Since returning from our vacation, I've put $419.22 on plastic. No wonder the debt keeps hovering. I want it to go down. Looking over what I spent this amount on, it all seems like stuff I needed. Will have to examine that a whole lot more.

This afternoon I'll probably read some more, though it gets hard to focus - psysically and mentally, and sleep a lot more.

So far the Almay seems to be working okay. Not sure as I'm tired and worn out from the sinus infection.

putting it all together - look out

June 7th, 2005 at 04:58 pm

The best icon for this entry would be fuming guy, but with a big smile. I'm miffed this morning, but I've got it by the tail....
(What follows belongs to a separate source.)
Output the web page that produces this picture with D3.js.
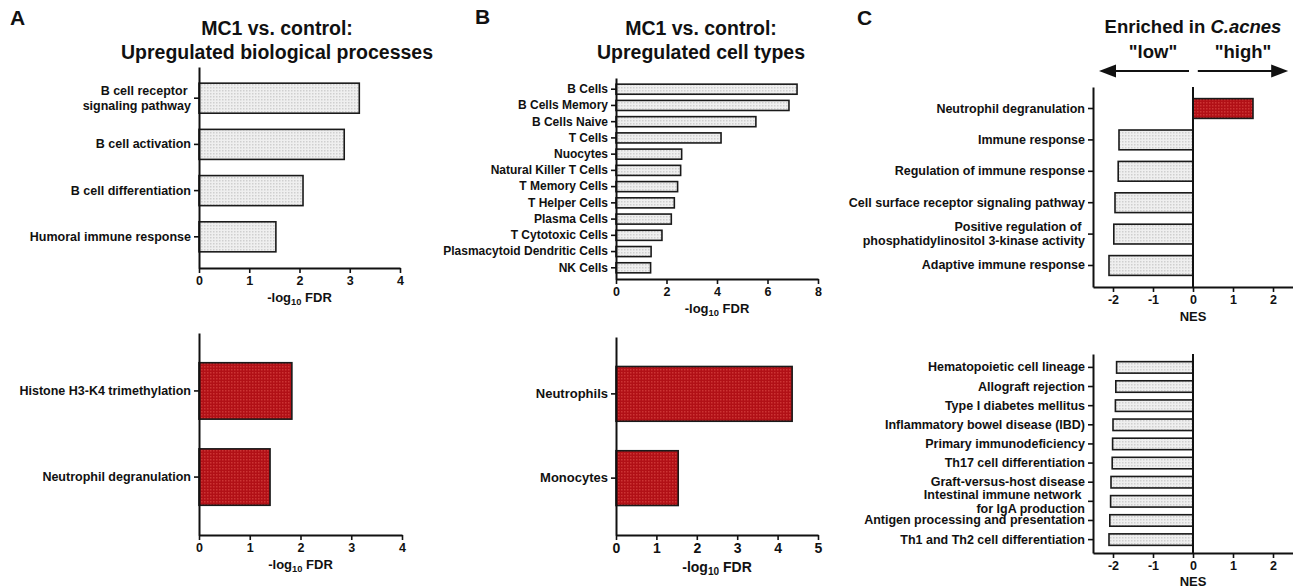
<!DOCTYPE html>
<html>
<head>
<meta charset="utf-8">
<style>
body { margin: 0; background: #fff; }
text { font-family: "Liberation Sans", Arial, sans-serif; font-weight: bold; fill: #111; }
</style>
</head>
<body>
<script src="https://cdn.jsdelivr.net/npm/d3@7"></script>
<script>

// panel A: GO biological processes, MC1 vs control
var bioUpLabels = ["B cell receptor \nsignaling pathway", "B cell activation", "B cell differentiation", "Humoral immune response"];
var bioUpValues = [3.19, 2.89, 2.07, 1.53];
var bioRedLabels = ["Histone H3-K4 trimethylation", "Neutrophil degranulation"];
var bioRedValues = [1.83, 1.40];

// panel B: cell types
var cellUpLabels = ["B Cells", "B Cells Memory", "B Cells Naive", "T Cells", "Nuocytes", "Natural Killer T Cells",
  "T Memory Cells", "T Helper Cells", "Plasma Cells", "T Cytotoxic Cells", "Plasmacytoid Dendritic Cells", "NK Cells"];
var cellUpValues = [7.17, 6.85, 5.54, 4.16, 2.60, 2.56, 2.44, 2.31, 2.19, 1.82, 1.39, 1.37];
var cellRedLabels = ["Neutrophils", "Monocytes"];
var cellRedValues = [4.36, 1.54];

// panel C: NES, C.acnes high vs low
var goNesLabels = ["Neutrophil degranulation", "Immune response", "Regulation of immune response",
  "Cell surface receptor signaling pathway", "Positive regulation of \nphosphatidylinositol 3-kinase activity",
  "Adaptive immune response"];
var goNesValues = [1.50, -1.85, -1.87, -1.95, -1.98, -2.10];
var keggNesLabels = ["Hematopoietic cell lineage", "Allograft rejection", "Type I diabetes mellitus",
  "Inflammatory bowel disease (IBD)", "Primary immunodeficiency", "Th17 cell differentiation",
  "Graft-versus-host disease", "Intestinal immune network \nfor IgA production",
  "Antigen processing and presentation", "Th1 and Th2 cell differentiation"];
var keggNesValues = [-1.91, -1.93, -1.94, -2.00, -2.01, -2.02, -2.05, -2.06, -2.08, -2.10];

var ticksA = [0, 1, 2, 3, 4];
var ticksB = [0, 2, 4, 6, 8];
var ticksB2 = [0, 1, 2, 3, 4, 5];
var ticksNES = [-2, -1, 0, 1, 2];

var width = 1293, height = 588;

var svg = d3.select("body").append("svg")
    .attr("width", width)
    .attr("height", height);

// dotted bar textures
var defs = svg.append("defs");
function dotPattern(id, base, dot) {
  var p = defs.append("pattern")
      .attr("id", id)
      .attr("patternUnits", "userSpaceOnUse")
      .attr("width", 3)
      .attr("height", 3);
  p.append("rect").attr("width", 3).attr("height", 3).attr("fill", base);
  p.append("rect").attr("width", 1.5).attr("height", 1.5).attr("fill", dot);
}
dotPattern("grayDots", "#efefef", "#cfcfcf");
dotPattern("redDots", "#b11016", "#cc3434");

var GRAY = "url(#grayDots)", RED = "url(#redDots)";

function drawBars(o) {
  var x = d3.scaleLinear().domain(o.domain).range([o.x0, o.x1]);
  var y = d3.scaleBand()
      .domain(o.labels)
      .range([o.y0, o.y1])
      .paddingInner(o.pad)
      .paddingOuter(o.pad);

  var g = svg.append("g");

  g.selectAll("rect")
      .data(o.values)
      .enter().append("rect")
      .attr("x", function(d) { return x(Math.min(0, d)); })
      .attr("width", function(d) { return Math.abs(x(d) - x(0)); })
      .attr("y", function(d, i) { return y(o.labels[i]); })
      .attr("height", y.bandwidth())
      .attr("fill", o.fill)
      .attr("stroke", "#1a1a1a")
      .attr("stroke-width", 1.6);

  var xa = g.append("g")
      .attr("transform", "translate(0," + o.y1 + ")")
      .call(d3.axisBottom(x).tickValues(o.ticks).tickSize(5).tickSizeOuter(0)
        .tickFormat(function(d) { return String(d); }));
  xa.selectAll("text").style("font-size", (o.tfs || 12.5) + "px").attr("y", 8);

  var ya = g.append("g")
      .attr("transform", "translate(" + o.x0 + ",0)")
      .call(d3.axisLeft(y).tickSize(5).tickSizeOuter(0));
  ya.selectAll("text").style("font-size", o.fs + "px");

  // two-line labels
  ya.selectAll(".tick text").each(function(d) {
    var lines = d.split("\n");
    if (lines.length < 2) return;
    var t = d3.select(this).text(null).attr("dy", null);
    lines.forEach(function(l, i) {
      t.append("tspan")
          .attr("x", -8)
          .attr("y", (i - (lines.length - 1) / 2) * o.lh)
          .attr("dy", "0.35em")
          .style("white-space", "pre")
          .text(l);
    });
  });

  [xa, ya].forEach(function(a) {
    a.select(".domain").attr("stroke", "#111").attr("stroke-width", 2);
    a.selectAll(".tick line").attr("stroke", "#111").attr("stroke-width", 1.6);
  });

  if (o.zeroLine) {
    g.append("line")
        .attr("x1", x(0)).attr("x2", x(0))
        .attr("y1", o.y0).attr("y2", o.y1)
        .attr("stroke", "#111")
        .attr("stroke-width", 2);
  }

  // axis title
  var cx = (o.x0 + o.x1) / 2;
  if (o.titleX != null) cx = x(o.titleX);
  var fsT = o.tfs || 13;
  var t = g.append("text")
      .attr("x", cx)
      .attr("y", o.y1 + (o.tdy || 34))
      .attr("text-anchor", "middle")
      .style("font-size", fsT + "px");
  if (o.title == "FDR") {
    t.append("tspan").text("-log");
    t.append("tspan").attr("dy", 3).style("font-size", (fsT * 0.72) + "px").text("10");
    t.append("tspan").attr("dy", -3).text(" FDR");
  } else {
    t.text(o.title);
  }
  return x;
}

// A
drawBars({labels: bioUpLabels, values: bioUpValues, domain: [0, 4], ticks: ticksA,
  x0: 199, x1: 400, y0: 67, y1: 268, pad: 0.35, fill: GRAY, fs: 12.5, lh: 15, title: "FDR"});
drawBars({labels: bioRedLabels, values: bioRedValues, domain: [0, 4], ticks: ticksA,
  x0: 199, x1: 402, y0: 333, y1: 535, pad: 0.345, fill: RED, fs: 12.5, lh: 15, title: "FDR"});

// B
drawBars({labels: cellUpLabels, values: cellUpValues, domain: [0, 8], ticks: ticksB,
  x0: 616, x1: 818, y0: 78, y1: 279, pad: 0.38, fill: GRAY, fs: 12, lh: 15, title: "FDR"});
drawBars({labels: cellRedLabels, values: cellRedValues, domain: [0, 5], ticks: ticksB2,
  x0: 616, x1: 818, y0: 337, y1: 535, pad: 0.35, fill: RED, fs: 13, lh: 15, title: "FDR",
  tfs: 14, tdy: 37});

// C
var nesFill = function(d) { return d > 0 ? RED : GRAY; };
var xC = drawBars({labels: goNesLabels, values: goNesValues, domain: [-2.5, 2.5], ticks: ticksNES,
  x0: 1093, x1: 1293, y0: 87, y1: 287, pad: 0.37, fill: nesFill, fs: 12.5, lh: 14,
  title: "NES", titleX: 0, zeroLine: true});
drawBars({labels: keggNesLabels, values: keggNesValues, domain: [-2.5, 2.5], ticks: ticksNES,
  x0: 1093, x1: 1293, y0: 354, y1: 553, pad: 0.4, fill: nesFill, fs: 12.5, lh: 14,
  title: "NES", titleX: 0, zeroLine: true, tdy: 33});

// panel letters
[["A", 10, 25], ["B", 475, 24], ["C", 857, 25]].forEach(function(p) {
  svg.append("text").attr("x", p[1]).attr("y", p[2]).style("font-size", "21px").text(p[0]);
});

// panel titles
function title(cx, lines) {
  lines.forEach(function(l, i) {
    svg.append("text")
        .attr("x", cx)
        .attr("y", 35 + i * 24)
        .attr("text-anchor", "middle")
        .style("font-size", "19.5px")
        .text(l);
  });
}
title(277, ["MC1 vs. control:", "Upregulated biological processes"]);
title(701, ["MC1 vs. control:", "Upregulated cell types"]);

// C header with arrows
var hdr = svg.append("text")
    .attr("x", xC(0))
    .attr("y", 33)
    .attr("text-anchor", "middle")
    .style("font-size", "18.5px");
hdr.append("tspan").text("Enriched in ");
hdr.append("tspan").style("font-style", "italic").text("C.acnes");

svg.append("text").attr("x", xC(-1)).attr("y", 58).attr("text-anchor", "middle")
    .style("font-size", "18.5px").text("\"low\"");
svg.append("text").attr("x", xC(1.25)).attr("y", 58).attr("text-anchor", "middle")
    .style("font-size", "18.5px").text("\"high\"");

var ay = 71;
function arrow(from, to) {
  var dir = to > from ? 1 : -1;
  svg.append("line")
      .attr("x1", from).attr("x2", to - dir * 10)
      .attr("y1", ay).attr("y2", ay)
      .attr("stroke", "#111").attr("stroke-width", 2);
  svg.append("path")
      .attr("d", "M" + to + "," + ay + "L" + (to - dir * 17) + "," + (ay - 6.5) +
                 "L" + (to - dir * 17) + "," + (ay + 6.5) + "Z")
      .attr("fill", "#111");
}
arrow(xC(-0.1), xC(-2.35));
arrow(xC(0.12), xC(2.38));

</script>
</body>
</html>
I was out sick yesterday. (no spend day!! woohoo!!!) In hindsight, I see why my life was bizzare since about Thursday. I was coming down with a flaming sinus infection and my body was sending out all the signs. I just failed to notice them.

In betwen the much needed hours of sleep, I continued to catch up on my reading. Am currently reading "Work Would be Great if it Werent for the People." (650.012?? in the dewey decimal system) Oh how timely. ...grrrrr.....The author talks about developing your evil twin in the workplace and gives advice on when to let them do the talking. At first, it was creepy and seemed unethical. However, she does give sound advice on how office politics are played. Quite honestly, in the situation I find myself, being nice will get me nowhere but squashed under uneeded(sp?) layers of bureacracy. Evil Twin engaged, captain.

I dont plan on doing anything devious/illegal/immoral. I'm just going to point out the obvious to people who have the positional authority to make changes.

Work this morning finds me on a slow burn. However this time its productive. I have my wits about me and am channeling it rather than popping a gasket and getting nowhere.

The drama continues, but I'm armed with more info and a desire to speak up to those who need to hear what I have to say. Learned this morning that the plan is to bring another person in above me as a manager and probalby at a higher pay scale. She would coordinate and assist in some of the projects I am working on. I would be delegating work to her on several of these projects because I am the one who is doing the actual work. Wouldnt that make me the supervisor? And having her in at a pay scale higher than me would be, um, wrong??? Oh, I am going to enjoy this.

BUT THIS IS THE BEST PART!!!!!
A large part of what motivates me to speak so freely to those in income brackets higher than mine is that I went over our finances on Sunday?? night. I found that while I do need to contiue working for several years, we are doing much, much better than I was aware of. Smile Smile Smile I no longer feel quite like I have to cower and beg for my job on a daily basis. Oh how refreshing!!! (this site is creating a monster lol) I think I've already started walking with a swagger.Wink Power to the peasants.

I have to add that in spite of all of this, I feel quite calm. I'm not just flapping in the breeze anymore. I have options and will exercise them. If this woman is hired anyway, I still have options. Will exercise those too. But in the end, I will keep my job and I will continue to do well in it and will continue to report to the guy at the top or someone quite close. What a refreshing change!! Finally, I feel like I'm doing things on my terms.....I'm going to be on clouds for the rest of the day.

I'm so glad to have found this site and am again grateful for everyone who contributes. Thanks so much to all of you!!!